Investigasi Walhi Jabar bermula saat organisasi ini menerima laporan dari warga Bogor sekitar Maret 2011. Laporan ini mengatakan, ada pertambangan batu karang atau lim stone di Kelurahan Kelapa Nunggal dan Nambo.
Berawal dari laporan ini, Juni 2011 Walhi Jabar terus mengembangkan penelusuran.

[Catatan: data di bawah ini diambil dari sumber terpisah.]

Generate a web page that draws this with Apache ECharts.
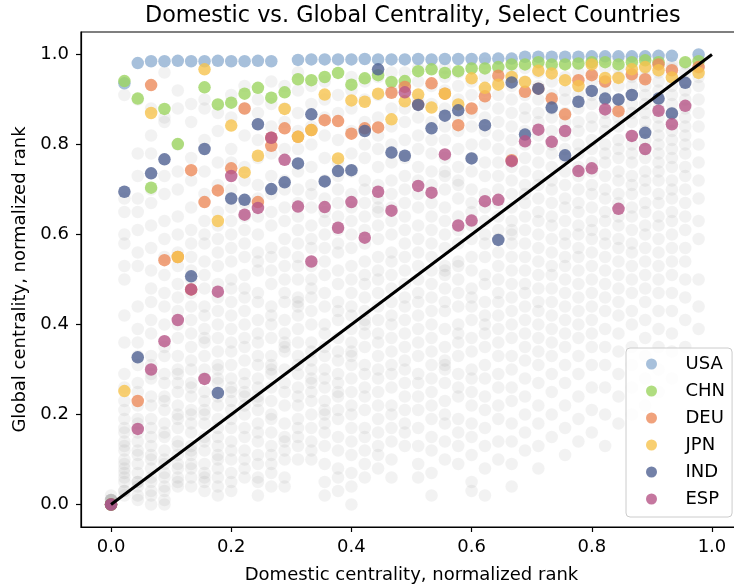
<!DOCTYPE html>
<html>
<head>
<meta charset="utf-8">
<script src="https://cdn.jsdelivr.net/npm/echarts@6/dist/echarts.min.js"></script>
<style>
  html, body { margin: 0; padding: 0; background: #fff; }
  #chart { width: 734px; height: 588px; }
</style>
</head>
<body>
<div id="chart"></div>
<script>
// Number of domestic-rank positions (sectors); x = rank index / RANK_DEN
const RANK_DEN = 45;

// Highlighted countries: [domestic rank index, global normalized rank]
const usa = [[0,0],[1,0.936],[2,0.981],[3,0.985],[4,0.985],[5,0.986],[6,0.985],[7,0.985],[8,0.986],[9,0.985],[10,0.985],[11,0.986],[12,0.985],
  [14,0.988],[15,0.989],[16,0.989],[17,0.989],[18,0.989],[19,0.990],[20,0.989],[21,0.989],[22,0.989],[23,0.990],[24,0.989],[25,0.990],[26,0.990],[27,0.990],[28,0.991],[29,0.991],[30,0.991],
  [31,0.995],[32,0.995],[33,0.995],[34,0.995],[35,0.995],[36,0.996],[37,0.996],[38,0.996],[39,0.996],[40,0.996],[41,0.997],[42,0.997],[44,1.0]];
const chn = [[0,0],[1,0.941],[2,0.902],[3,0.704],[4,0.879],[5,0.801],[7,0.927],[8,0.889],[9,0.893],[10,0.913],[11,0.926],[12,0.904],[13,0.916],[14,0.945],
  [15,0.943],[16,0.950],[17,0.959],[18,0.933],[19,0.947],[20,0.954],[21,0.939],[22,0.941],[23,0.963],[24,0.967],[25,0.959],[26,0.963],[27,0.969],[28,0.969],[29,0.972],[30,0.978],
  [31,0.978],[32,0.983],[33,0.978],[34,0.978],[35,0.980],[36,0.983],[37,0.983],[38,0.978],[39,0.983],[40,0.987],[41,0.983],[43,0.983],[44,0.985]];
const deu = [[0,0],[2,0.230],[3,0.932],[4,0.543],[5,0.550],[6,0.743],[6,0.478],[7,0.672],[8,0.698],[9,0.747],[10,0.880],[11,0.672],[12,0.815],[12,0.797],[13,0.836],[14,0.817],
  [15,0.832],[16,0.854],[17,0.852],[18,0.824],[19,0.836],[20,0.838],[21,0.915],[22,0.928],[23,0.889],[24,0.936],[25,0.913],[26,0.843],[27,0.880],[28,0.907],[29,0.953],[30,0.765],
  [31,0.917],[32,0.924],[33,0.902],[34,0.867],[35,0.943],[36,0.954],[37,0.940],[38,0.874],[39,0.956],[40,0.945],[41,0.978],[42,0.965],[44,0.972]];
const jpn = [[0,0],[1,0.252],[3,0.870],[5,0.550],[7,0.967],[8,0.630],[9,0.842],[10,0.738],[11,0.775],[13,0.879],[14,0.817],[15,0.832],[16,0.911],[17,0.769],[18,0.898],[19,0.895],
  [20,0.913],[21,0.856],[22,0.896],[23,0.911],[24,0.882],[25,0.913],[26,0.889],[27,0.947],[28,0.926],[29,0.933],[30,0.950],[31,0.939],[32,0.964],[33,0.958],[34,0.943],[35,0.930],
  [36,0.978],[37,0.948],[38,0.948],[39,0.967],[40,0.972],[41,0.965],[42,0.949],[44,0.959]];
const ind = [[0,0],[1,0.695],[2,0.327],[3,0.736],[4,0.767],[6,0.507],[7,0.790],[8,0.248],[9,0.680],[10,0.677],[11,0.845],[12,0.701],[13,0.716],[14,0.758],[15,0.867],[16,0.718],
  [17,0.741],[18,0.743],[19,0.830],[20,0.967],[21,0.782],[22,0.775],[23,0.888],[24,0.836],[25,0.864],[26,0.876],[27,0.769],[28,0.843],[29,0.588],[30,0.938],[31,0.822],[32,0.924],
  [33,0.882],[34,0.776],[35,0.895],[36,0.919],[37,0.902],[38,0.900],[39,0.910],[40,0.826],[41,0.902],[42,0.869],[43,0.937]];
const esp = [[0,0],[2,0.168],[3,0.300],[4,0.363],[5,0.410],[6,0.478],[7,0.279],[8,0.473],[9,0.730],[10,0.644],[11,0.659],[12,0.815],[13,0.766],[14,0.662],[15,0.540],[16,0.661],
  [17,0.615],[18,0.672],[19,0.593],[20,0.695],[21,0.653],[22,0.916],[23,0.708],[24,0.693],[25,0.778],[26,0.620],[27,0.631],[28,0.674],[29,0.677],[30,0.763],[31,0.807],[32,0.833],
  [33,0.806],[34,0.830],[35,0.741],[36,0.747],[37,0.878],[38,0.657],[39,0.819],[40,0.790],[41,0.875],[42,0.845],[43,0.886]];

// All other countries, one list per domestic rank index, global rank in hundredths
const otherCountries = [
  [0,0,0,1,1,1,0,1,2,1],
  [2,3,3,5,6,7,8,9,10,12,13,14,16,17,19,21,23,26,29,36,42,50,53,58,60,65,68,91],
  [1,2,4,5,5,7,9,11,12,14,16,18,19,22,25,27,31,33,36,39,44,53,56,61,65,68,73,78,90],
  [0,2,3,5,6,8,10,11,13,15,17,19,22,24,28,29,31,33,38,41,45,48,52,57,62,67,70,78,82,88],
  [0,1,3,4,6,7,9,10,12,15,16,18,21,23,24,27,29,33,35,40,44,47,51,55,59,63,69,73,85,86,96],
  [4,5,6,8,9,11,13,14,17,19,20,22,25,27,29,30,33,37,40,43,46,49,53,56,60,64,70,74,80,88,92],
  [4,6,8,9,11,12,13,16,18,20,21,24,26,27,30,32,35,38,41,44,47,50,52,55,58,61,66,72,77,85,89],
  [3,5,6,7,9,12,14,15,18,20,21,23,25,28,30,33,36,37,39,42,44,48,51,54,58,60,63,69,74,81,88,90],
  [2,4,6,8,10,11,13,15,17,19,22,24,27,28,30,31,34,37,40,43,46,49,53,56,59,62,65,71,76,83,87],
  [3,5,7,10,12,14,17,19,21,23,25,26,28,31,34,36,39,42,45,48,50,54,57,60,63,66,70,76,79,86,91],
  [6,8,10,12,15,17,20,22,24,25,27,29,32,35,37,40,43,46,48,51,55,58,61,64,67,72,75,82,88,93],
  [2,5,6,9,11,14,16,18,21,23,24,26,28,31,33,36,38,41,45,47,52,54,56,60,64,68,71,77,81,87,90],
  [4,7,9,11,13,16,19,20,23,26,29,30,31,33,37,40,42,44,49,52,55,57,62,65,69,73,78,84,89,94],
  [4,6,10,12,14,15,18,22,25,27,30,34,35,36,38,41,45,47,50,53,56,59,63,66,70,72,79,85,88,93],
  [10,13,15,17,19,22,24,26,29,31,33,36,39,42,44,45,46,50,53,55,58,61,64,67,70,74,79,83,87,92,96],
  [10,12,14,17,20,23,25,27,28,30,32,34,36,40,43,46,48,50,53,57,59,62,66,69,71,75,80,84,89,93],
  [2,5,9,13,16,18,20,21,23,26,28,30,33,35,38,40,44,47,51,54,57,60,63,65,68,72,77,82,86,90,94],
  [3,6,8,12,15,19,21,24,25,27,29,32,34,37,41,43,45,49,52,56,58,61,64,67,70,73,76,81,87,91],
  [0,4,7,11,14,17,20,22,25,28,31,33,34,36,39,42,44,47,50,53,57,60,63,66,69,74,78,83,88,92,95],
  [6,9,12,15,17,21,24,26,29,31,35,38,40,41,43,46,49,51,54,58,61,64,67,70,72,77,80,85,90,94],
  [8,11,13,16,19,22,25,28,30,33,36,38,41,44,47,50,52,55,59,62,65,66,68,71,75,79,82,86,91,95],
  [6,10,14,17,20,22,26,29,31,34,37,40,42,45,48,51,54,56,60,63,66,69,72,76,80,84,88,92,96],
  [13,16,18,21,24,27,30,32,35,38,41,44,46,49,52,55,58,61,64,67,70,73,77,81,85,88,93,96],
  [6,9,13,17,21,24,27,29,33,36,39,42,45,47,50,53,56,59,62,66,69,72,75,79,82,86,90,94,97],
  [2,7,12,15,19,22,25,28,31,34,37,40,43,46,49,52,55,58,61,64,67,71,74,78,81,85,89,93,97],
  [10,14,18,20,23,27,30,31,32,35,39,43,45,48,51,52,53,57,60,63,66,70,73,74,77,81,84,88,92,95,97],
  [9,13,16,19,24,26,29,33,36,38,40,44,47,50,53,54,58,61,64,68,71,72,75,79,83,86,90,93,96],
  [3,5,11,15,18,22,25,28,30,34,37,41,44,46,48,52,55,59,62,65,67,70,74,77,80,84,87,91,94,97],
  [2,8,13,17,21,24,28,31,35,38,40,42,45,49,51,55,58,60,63,66,69,73,76,80,83,86,89,92,95,98],
  [10,14,19,22,26,29,33,36,39,42,45,47,50,53,56,59,61,64,67,70,73,76,79,82,85,88,91,94,97],
  [4,9,14,18,23,26,30,33,37,40,43,46,49,52,55,58,60,61,63,66,69,72,75,78,81,84,87,90,93,96,98],
  [12,16,20,24,28,32,35,38,41,44,47,49,52,55,58,61,64,67,69,71,74,77,80,83,86,88,91,94,97],
  [8,13,18,22,27,31,34,37,40,43,45,48,51,54,57,60,63,65,68,71,73,76,79,82,85,87,90,93,96,98],
  [15,20,25,29,33,36,39,42,45,48,51,53,56,59,62,64,67,70,72,75,78,80,83,86,88,91,94,97],
  [11,17,22,27,31,35,38,41,44,47,50,53,55,58,60,63,66,68,71,74,77,79,82,85,87,90,92,95,98],
  [14,19,24,29,33,37,40,43,46,49,52,55,57,60,62,65,67,70,73,75,78,80,83,85,88,91,93,96,98],
  [16,21,26,31,35,38,41,44,47,50,53,56,59,61,63,66,69,71,74,76,79,81,84,86,89,91,94,96,98],
  [13,20,26,31,35,39,43,46,49,52,55,58,60,63,65,68,70,73,76,78,80,83,85,87,89,92,94,97,99],
  [18,24,29,34,38,42,45,48,51,54,57,59,62,64,67,69,72,74,77,79,81,84,86,88,90,93,95,97,99],
  [20,26,31,35,40,43,47,50,53,56,58,61,64,66,69,71,73,76,78,80,82,85,87,89,91,93,95,97,99],
  [22,28,33,37,41,45,48,51,54,57,60,62,65,67,70,72,74,77,79,81,83,85,87,89,91,93,95,97,99],
  [25,30,35,39,43,47,50,53,56,59,62,64,67,69,72,74,76,78,80,82,84,86,88,90,92,94,96,98],
  [28,34,38,43,47,51,54,57,60,63,65,68,70,72,75,77,79,81,83,85,87,89,91,93,95,97,98],
  [35,41,46,50,54,57,61,64,67,70,73,75,78,80,82,84,86,88,90,92,94,96,98],
  [39,44,50,59,63,68,72,76,80,84,87,90,93,95,97,99]
];

const countryNames = ['USA', 'CHN', 'DEU', 'JPN', 'IND', 'ESP'];
const countryData = [usa, chn, deu, jpn, ind, esp];
const countryColors = ['#91b0d2', '#9cd460', '#ec8b5b', '#f6c34e', '#506292', '#b75587'];

const axisTicks = [0, 0.2, 0.4, 0.6, 0.8, 1.0];
const titleText = 'Domestic vs. Global Centrality, Select Countries';
const xName = 'Domestic centrality, normalized rank';
const yName = 'Global centrality, normalized rank';

const FONT = 'DejaVu Sans';

const greyPoints = [];
otherCountries.forEach((col, k) => {
  col.forEach(v => greyPoints.push([k / RANK_DEN, v / 100]));
});

const series = [{
  name: 'others',
  type: 'scatter',
  data: greyPoints,
  symbolSize: 12.5,
  itemStyle: { color: '#808080', opacity: 0.1 },
  silent: true,
  z: 1
}];
countryNames.forEach((name, i) => {
  series.push({
    name: name,
    type: 'scatter',
    data: countryData[i].map(p => [p[0] / RANK_DEN, p[1]]),
    symbolSize: 12.5,
    itemStyle: { color: countryColors[i], opacity: 0.8 },
    z: 2
  });
});
series.push({
  name: 'diagonal',
  type: 'line',
  data: [[0, 0], [1, 1]],
  symbol: 'none',
  lineStyle: { color: '#000', width: 3 },
  silent: true,
  z: 5
});

function axisCommon(name, gap, labelMargin) {
  return {
    type: 'value',
    min: -0.05,
    max: 1.05,
    splitLine: { show: false },
    axisLine: { show: true, onZero: false, lineStyle: { color: '#000', width: 1.2 } },
    axisTick: { show: true, length: 5, customValues: axisTicks, lineStyle: { color: '#000', width: 1.2 } },
    axisLabel: {
      customValues: axisTicks,
      formatter: v => v.toFixed(1),
      fontSize: 18, fontFamily: FONT, color: '#000', margin: labelMargin
    },
    name: name,
    nameLocation: 'middle',
    nameGap: gap,
    nameTextStyle: { fontSize: 18, fontFamily: FONT, color: '#000' }
  };
}

const chart = echarts.init(document.getElementById('chart'), null, { renderer: 'canvas' });
chart.setOption({
  animation: false,
  backgroundColor: '#fff',
  title: {
    text: titleText,
    left: 145,
    top: 5,
    padding: 0,
    textStyle: { fontSize: 22.3, fontWeight: 'normal', fontFamily: FONT, color: '#000' }
  },
  grid: {
    left: 81, top: 32, width: 661, height: 495,
    outerBoundsMode: 'none',
    show: true, borderColor: '#000', borderWidth: 1.2, backgroundColor: 'transparent',
    containLabel: false
  },
  xAxis: axisCommon(xName, 39, 11),
  yAxis: axisCommon(yName, 50, 12),
  legend: {
    data: countryNames,
    orient: 'vertical',
    left: 626,
    top: 348,
    padding: [7, 7, 9, 20],
    itemWidth: 12,
    itemHeight: 11,
    itemGap: 9,
    icon: 'circle',
    backgroundColor: 'rgba(255,255,255,0.8)',
    borderColor: '#cccccc',
    borderWidth: 1,
    borderRadius: 4,
    textStyle: { fontSize: 18, fontFamily: FONT, color: '#000', lineHeight: 18, padding: [0, 0, 0, 23] }
  },
  series: series
});
</script>
</body>
</html>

Hasilnya, didapat berbagai dokumen arsip yang antara lain berisi berkas – berkas surat perjanjian KSO dengan 12 pengusaha tambang di kawasan Bogor itu.
“Dari hasil investigasi, menurut beberapa keterangan dari warga sekitar maupun dari seorang penjaga bahwa mereka masih disitu karena masa kontrak kerjasama dengan Perhutani baru berakhir 2012, namun hingga saat ini masih beroperasi,” ucap Dadan.
Dalam surat KSO itu ditulis, RPH Cigudeg dan Cirangsad merupakan kawasan hutan tidak produktif hingga dibuat kerjasama mengatasnamakan program rehabilitasi dan reklamasi melalui mekanisme KSO.
“Setelah kami survi ke lapangan ternyata kedua RPH merupakan kawasan hutan heterogen dan lindung. Bukan kawasan hutan produksi homogen sebagaimana tertulis dalam surat KSO. Dengan kata lain Perum Perhutani manipulasi surat KSO.”
Seharusnya, perjanjian kerjasama untuk rehabilitasi dan reklamasi, ternyata untuk pengusahaan pertambangan didalam kawasan hutan Negara yang berfungsi lindung.
Sebelum melaporkan Perhutani dan 12 perusahaan itu, Walhi Jabar telah melayangkan dua surat somasi kepada Perum Perhutani. Pertama, 11 Oktober 2012 meminta pertemuan membahas permasalahan namun tidak mendapat tanggapan. Surat somasi kedua dilayangkan 7 November 2012.
Setelah dua kali surat somasi, 9 November 2012 ada pertemuan dengan Perum perhutani di kantor Walhi Jabar. Hasil pertemuan itu, Perhutani menjanjikan memberikan berbagai data terkait kegiatan usaha tambang di kawasan hutan Bogor itu seperti dokumen Amdal dan data resmi bahwa lokasi penambangan hutan produksi. Namun, Perhutani tidak bisa memberikan data-data yang dijanjikan. Pada, 13 November 2012, Walhi Jabar melayangkan surat kepada Perhutani meminta informasi kelengkapan data KSO. Namun tak dipenuhi.
Dengan berbagai pertimbangan akhirnya Walhi Jabar melaporkan Perhutani dan 12 perusahaan tambang ke Polda Jabar. “Kami mendesak Kementrian Lingkungan Hidup audit lingkungan di lokasi pertambangan galena.”